Despite all obstacles, and particularly under the leadership of General Tunner, The Hump turned out to be a success. It's estimated that from May 1942 to September 1945 some 650,000 tons of cargo and 33,400 personnel were transported in both directions, requiring about 1.5 million flight hours. These figures would not be exceeded until the Berlin Airlift of 1948. General Tunner would lead that operation too, and the principles he established on The Hump to handle massive airlift operations are in use to this day.

However, this success came at a heavy price. A total of 468 US crews and 46 Chinese crews died flying The Hump - more than 1,500 personnel. During some months more than 50% of the planes that departed never made it back. The casualty rate was at times as bad or worse than that of the bomber crews of the US Eighth Air Force assaulting Germany - but without the publicity and medals that the bomber crews received.

So, next time you take an airline flight or see a military transport aircraft flying overhead, remember those who flew The Hump. They paved the way (all too often with their lives) for the convenient, flexible, global air transport networks of today.



Anonymous said...


What would us humans not do to kill each other!
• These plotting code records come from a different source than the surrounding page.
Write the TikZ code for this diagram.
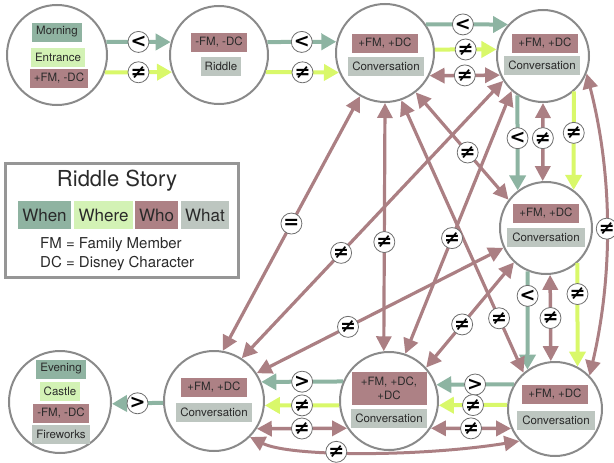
\documentclass[tikz,border=0pt]{standalone}
\usepackage{fontspec}
\setmainfont{TeX Gyre Heros}
\newfontfamily\symf{DejaVu Sans}[BoldFont={DejaVu Sans Bold}]
\usetikzlibrary{arrows.meta}
\definecolor{cWhen}{HTML}{8FB3A1}
\definecolor{cWhere}{HTML}{D3F2B5}
\definecolor{cWho}{HTML}{AD8185}
\definecolor{cWhat}{HTML}{BDC6C0}
\definecolor{aTeal}{HTML}{8DB4A2}
\definecolor{aLime}{HTML}{D9F86A}
\definecolor{aMauve}{HTML}{AB7F83}
\definecolor{cBorder}{HTML}{8A8A8A}
\definecolor{cText}{HTML}{2A2A2A}
\tikzset{
  state/.style={circle, draw=cBorder, line width=2pt, fill=white, inner sep=0pt},
  box/.style={inner xsep=4pt, inner ysep=0pt, minimum height=19pt, text=cText, font=\fontsize{11.5}{13}\selectfont},
  who/.style={box, fill=cWho},
  what/.style={box, fill=cWhat},
  when/.style={box, fill=cWhen},
  where/.style={box, fill=cWhere},
  lab/.style={circle, draw=cBorder!80!black, fill=white, line width=0.8pt, inner sep=0pt, minimum size=21pt, font=\symf\bfseries\fontsize{19}{19}\selectfont},
  tl/.style={draw=aTeal, line width=4pt, -{Triangle[length=15pt,width=16pt]}},
  lm/.style={draw=aLime, line width=4pt, -{Triangle[length=15pt,width=16pt]}},
  mv/.style={draw=aMauve, line width=3.5pt, {Triangle[length=15pt,width=15pt]}-{Triangle[length=15pt,width=15pt]}},
  sw/.style={inner sep=0pt, minimum height=28pt, text=cText, font=\fontsize{17}{19}\selectfont}
}
\begin{document}
\begin{tikzpicture}[x=1pt,y=-1pt]
\useasboundingbox (0,0) rectangle (614,463);
% states
\node[state, minimum size=100pt] (A) at (57,55) {};
\node[state, minimum size=98pt] (B) at (219,55) {};
\node[state, minimum size=98pt] (C) at (385,53) {};
\node[state, minimum size=92pt] (D) at (543,56) {};
\node[state, minimum size=92pt] (E) at (546,228) {};
\node[state, minimum size=94pt] (F) at (555,409) {};
\node[state, minimum size=98pt] (G) at (389,401) {};
\node[state, minimum size=100pt] (H) at (214,401) {};
\node[state, minimum size=102pt] (I) at (60,402) {};
% contents
\node[when] (a1) at (57,32) {Morning};
\node[where] (a2) at (58,57) {Entrance};
\node[who] (a3) at (59,78) {+FM, -DC};
\node[who] (b1) at (219,42) {-FM, -DC};
\node[what] (b2) at (221,66) {Riddle};
\node[who, inner xsep=6pt] (c1) at (385,43) {+FM, +DC};
\node[what] (c2) at (386,66) {Conversation};
\node[who, inner xsep=6pt] (d1) at (545,43) {+FM, +DC};
\node[what] (d2) at (542,65) {Conversation};
\node[who, inner xsep=6pt] (e1) at (546,213) {+FM, +DC};
\node[what, inner xsep=5pt] (e2) at (546,237) {Conversation};
\node[who, inner xsep=6pt] (f1) at (555,394) {+FM, +DC};
\node[what, inner xsep=5pt] (f2) at (556,420) {Conversation};
\node[who, minimum width=75pt, minimum height=33pt, align=center, font=\fontsize{11.5}{14}\selectfont] (g1) at (389,388) {+FM, +DC,\\+DC};
\node[what] (g2) at (389,418) {Conversation};
\node[who, inner xsep=6pt] (h1) at (214,387) {+FM, +DC};
\node[what] (h2) at (214,412) {Conversation};
\node[when] (i1) at (61,369) {Evening};
\node[where] (i2) at (60,391) {Castle};
\node[who] (i3) at (61,413) {-FM, -DC};
\node[what] (i4) at (61,434) {Fireworks};
% legend
\node[draw=cBorder!90, line width=3pt, minimum width=233pt, minimum height=114pt, inner sep=0pt] (leg) at (121.5,220) {};
\node[text=cText, font=\fontsize{22}{24}\selectfont] (lt) at (117,181) {Riddle Story};
\node[sw, fill=cWhen, minimum width=53pt] (s1) at (44.5,215) {When};
\node[sw, fill=cWhere, minimum width=59pt] (s2) at (103.5,215) {Where};
\node[sw, fill=cWho, minimum width=43pt] (s3) at (156.5,215) {Who};
\node[sw, fill=cWhat, minimum width=48pt] (s4) at (205,215) {What};
\node[anchor=west, inner sep=0pt, text=cText, font=\fontsize{15}{17}\selectfont] (fm) at (40,245) {FM = Family Member};
\node[anchor=west, inner sep=0pt, text=cText, font=\fontsize{15}{17}\selectfont] (dc) at (40,264) {DC = Disney Character};
% edges top row
\draw[tl] (A.15) -- coordinate (l1) (B.165);
\draw[lm] (A.-20) -- coordinate (l2) (B.200);
\draw[tl] (B.15) -- coordinate (l3) (C.167);
\draw[lm] (B.-20) -- coordinate (l4) (C.203);
\draw[tl] (C.35) -- coordinate[pos=0.45] (l5) (D.138);
\draw[lm] (C.4) -- coordinate[pos=0.5] (l6) (D.172);
\draw[mv] (C.-27) -- coordinate[pos=0.5] (l7) (D.204);
% right column
\draw[tl] (D.237) -- coordinate[pos=0.45] (l8) (E.127);
\draw[mv] (D.270) -- coordinate[pos=0.45] (l9) (E.94);
\draw[lm] (D.311) -- coordinate[pos=0.42] (l10) (E.54);
\draw[tl] (E.247) -- coordinate[pos=0.25] (l11) (F.125);
\draw[mv] (E.275) -- coordinate[pos=0.5] (l12) (F.95);
\draw[lm] (E.312) -- coordinate[pos=0.3] (l13) (F.62);
% bottom row
\draw[tl] (F.149) -- coordinate (l14) (G.19);
\draw[lm] (F.175) -- coordinate (l15) (G.-5);
\draw[mv] (F.204) -- coordinate (l16) (G.-33);
\draw[tl] (G.157) -- coordinate (l17) (H.22);
\draw[lm] (G.185) -- coordinate (l18) (H.-5);
\draw[mv] (G.213) -- coordinate (l19) (H.-33);
\draw[tl] (H.182) -- coordinate (l20) (I.-2);
% curves
\draw[mv, line width=3pt] (D.-22) .. controls (614,180) and (612,280) .. coordinate[pos=0.5] (l21) (F.44);
\draw[mv, line width=3pt] (H.-45) .. controls (290,457) and (420,457) .. coordinate[pos=0.41] (l22) (F.222);
% diagonals
\draw[mv, line width=3.2pt] (C.240) -- coordinate[pos=0.5] (l23) (H.80);
\draw[mv, line width=3.2pt] (D.212) -- coordinate[pos=0.62] (l24) (H.57);
\draw[mv, line width=3.2pt] (C.270) -- coordinate[pos=0.56] (l25) (G.96);
\draw[mv, line width=3.2pt] (D.228) -- coordinate[pos=0.56] (l26) (G.71);
\draw[mv, line width=3.2pt] (C.308) -- coordinate[pos=0.56] (l27) (E.143);
\draw[mv, line width=3.2pt] (C.289) -- coordinate[pos=0.8] (l28) (F.131);
\draw[mv, line width=3.2pt] (E.227) -- coordinate[pos=0.59] (l29) (G.42);
\draw[mv, line width=3.2pt] (E.205) -- coordinate[pos=0.63] (l30) (H.33);
% labels
\node[lab] at (l1) {<};
\node[lab] at (l2) {≠};
\node[lab] at (l3) {<};
\node[lab] at (l4) {≠};
\node[lab] at (l5) {<};
\node[lab] at (l6) {≠};
\node[lab] at (l7) {≠};
\node[lab] at (l8) {<};
\node[lab] at (l9) {≠};
\node[lab] at (l10) {≠};
\node[lab] at (l11) {<};
\node[lab] at (l12) {≠};
\node[lab] at (l13) {≠};
\node[lab] at (l14) {>};
\node[lab] at (l15) {≠};
\node[lab] at (l16) {≠};
\node[lab] at (l17) {>};
\node[lab] at (l18) {≠};
\node[lab] at (l19) {≠};
\node[lab] at (l20) {>};
\node[lab] at (l21) {≠};
\node[lab] at (l22) {≠};
\node[lab] at (l23) {=};
\node[lab] at (l24) {≠};
\node[lab] at (l25) {≠};
\node[lab] at (l26) {≠};
\node[lab] at (l27) {≠};
\node[lab] at (l28) {≠};
\node[lab] at (l29) {≠};
\node[lab] at (l30) {≠};
\end{tikzpicture}
\end{document}
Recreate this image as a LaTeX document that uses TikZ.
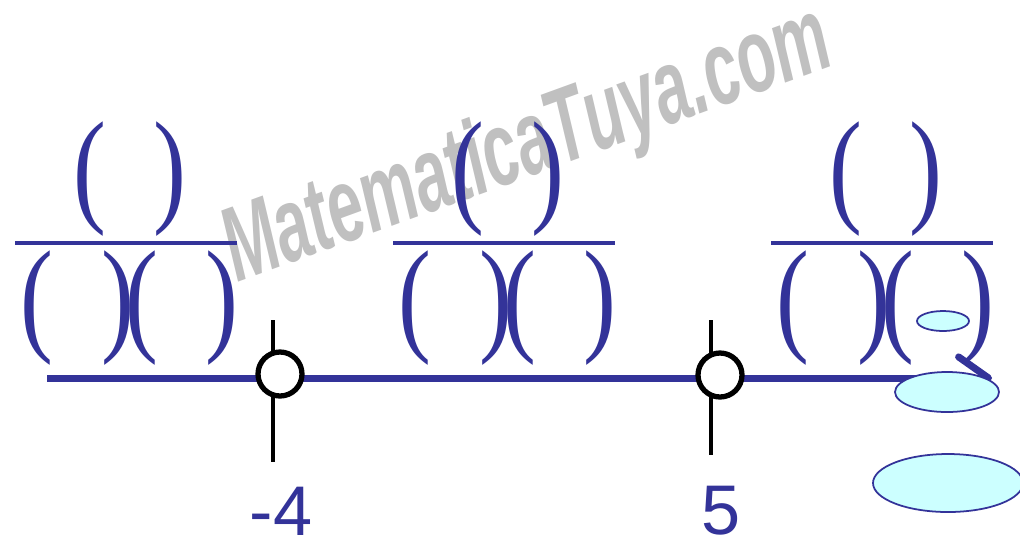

One old man in my village recounted how one morning during the war they woke up to see the shining wreck of a plane in a distant hill. Soon white men descended, employed many villagers to make a makeshift tarmac, flew in an aircraft , collected the remains and flew out again. This was in the hilly area of India in hump route.
Many others apparently got left behind.

Daniel Ford said...

Thanks for the memory of the Flying Tigers. Brave men! They were indeed dependent on cargo planes from India, since after May 1942 there was no overland route until one was built through northern Burma. After the original volunteers were disbanded in July 1942, the 23rd Fighter Group was commanded by a former C-47 pilot, Col. Robert Scott. More about all this in Flying Tigers: Claire Chennault and His American Volunteers, 1941-1942 or at the Annals of the Flying Tigers. Blue skies! -- Dan Ford

Anonymous said...

I will be going to AP state in April 2008 working on a flood project for the Asian Development Bank. I will be working in some of the areas where planes were lost. I will ask questions on missing planes in remote villages I will visit.

Windy Wilson said...

A neighbor up the street from me flew the Hump. He wore the (iirc) 14th airforce cap whenever I saw him on the street. He spoke once of attending a banquet with other pilots given by some local government officials in China. At one point his buddy turned to him and referring to the Chinese man on his side, said to Mickey, "This man thinks he's going to take over China." That was Chou En Lai, Mao's ambassador to the Nationalist Chinese forces.